Hi, I want to apply a company internal transformer based NLP model on the rows in a hf dataset. It works fine when i use map with num_proc <=4. For values grater than it errors out with the following stacktrace:
Internal error
Traceback (most recent call last):
File “/flow/metaflow/metaflow/cli.py”, line 1172, in main
start(auto_envvar_prefix=“METAFLOW”, obj=state)
File “/flow/metaflow/metaflow/_vendor/click/core.py”, line 829, in call
return self.main(args, kwargs)
File “/flow/metaflow/metaflow/_vendor/click/core.py”, line 782, in main
rv = self.invoke(ctx)
File “/flow/metaflow/metaflow/_vendor/click/core.py”, line 1259, in invoke
return _process_result(sub_ctx.command.invoke(sub_ctx))
File “/flow/metaflow/metaflow/_vendor/click/core.py”, line 1066, in invoke
return ctx.invoke(self.callback, ctx.params)
File “/flow/metaflow/metaflow/_vendor/click/core.py”, line 610, in invoke
return callback(args, kwargs)
File “/flow/metaflow/metaflow/_vendor/click/decorators.py”, line 21, in new_func
return f(get_current_context(), args, kwargs)
File “/flow/metaflow/metaflow/cli.py”, line 581, in step
task.run_step(
File “/flow/metaflow/metaflow/task.py”, line 583, in run_step
self._exec_step_function(step_func)
File “/flow/metaflow/metaflow/task.py”, line 57, in _exec_step_function
step_function()
File “flow.py”, line 196, in hit_model
result_dataset = dataset.map(process_row,num_proc=16, batch_size=30)
File “/usr/local/lib/python3.8/site-packages/datasets/arrow_dataset.py”, line 592, in wrapper
out: Union[“Dataset”, “DatasetDict”] = func(self, args, kwargs)

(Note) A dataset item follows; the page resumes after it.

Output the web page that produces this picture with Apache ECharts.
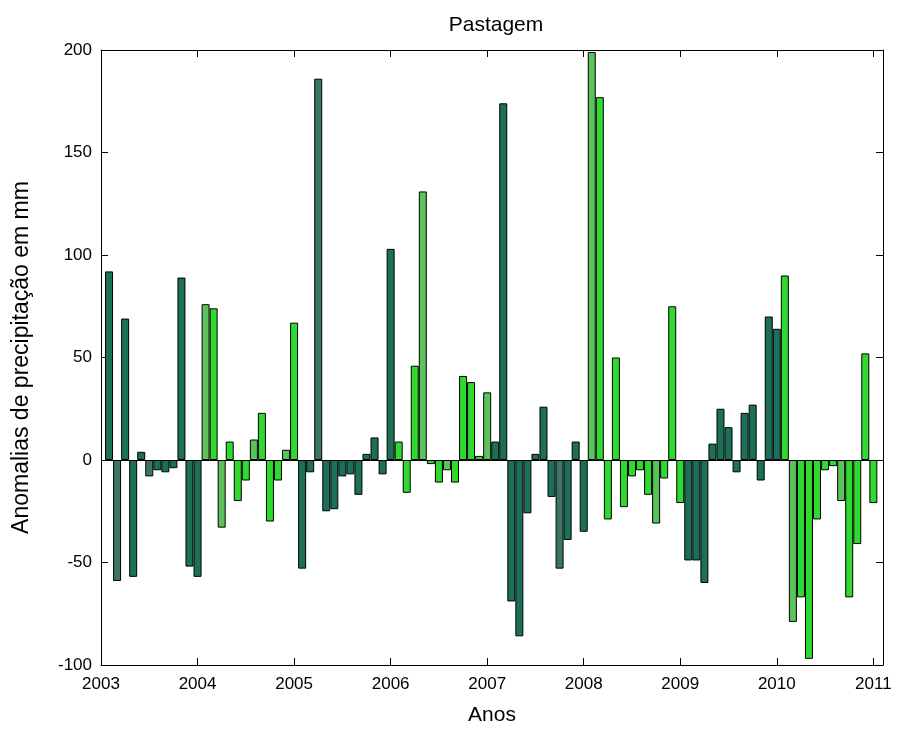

File “/usr/local/lib/python3.8/site-packages/datasets/arrow_dataset.py”, line 557, in wrapper
out: Union[“Dataset”, “DatasetDict”] = func(self, args, kwargs)
File “/usr/local/lib/python3.8/site-packages/datasets/arrow_dataset.py”, line 3189, in map
for rank, done, content in iflatmap_unordered(
File “/usr/local/lib/python3.8/site-packages/datasets/utils/py_utils.py”, line 1387, in iflatmap_unordered
raise RuntimeError(
RuntimeError: One of the subprocesses has abruptly died during map operation.To debug the error, disable multiprocessing.
Below is the code which is a step in a metaflow pipeline. we have 32 cpus and 22gigs of memory.
dataset = load_dataset('/root/dir/',num_proc=32)
MODEL = Model()
def process_row(row):
try:
result = MODEL.run(row)
except:
result = {}
return result
result_dataset = dataset.map(process_row,num_proc=16, batch_size=30)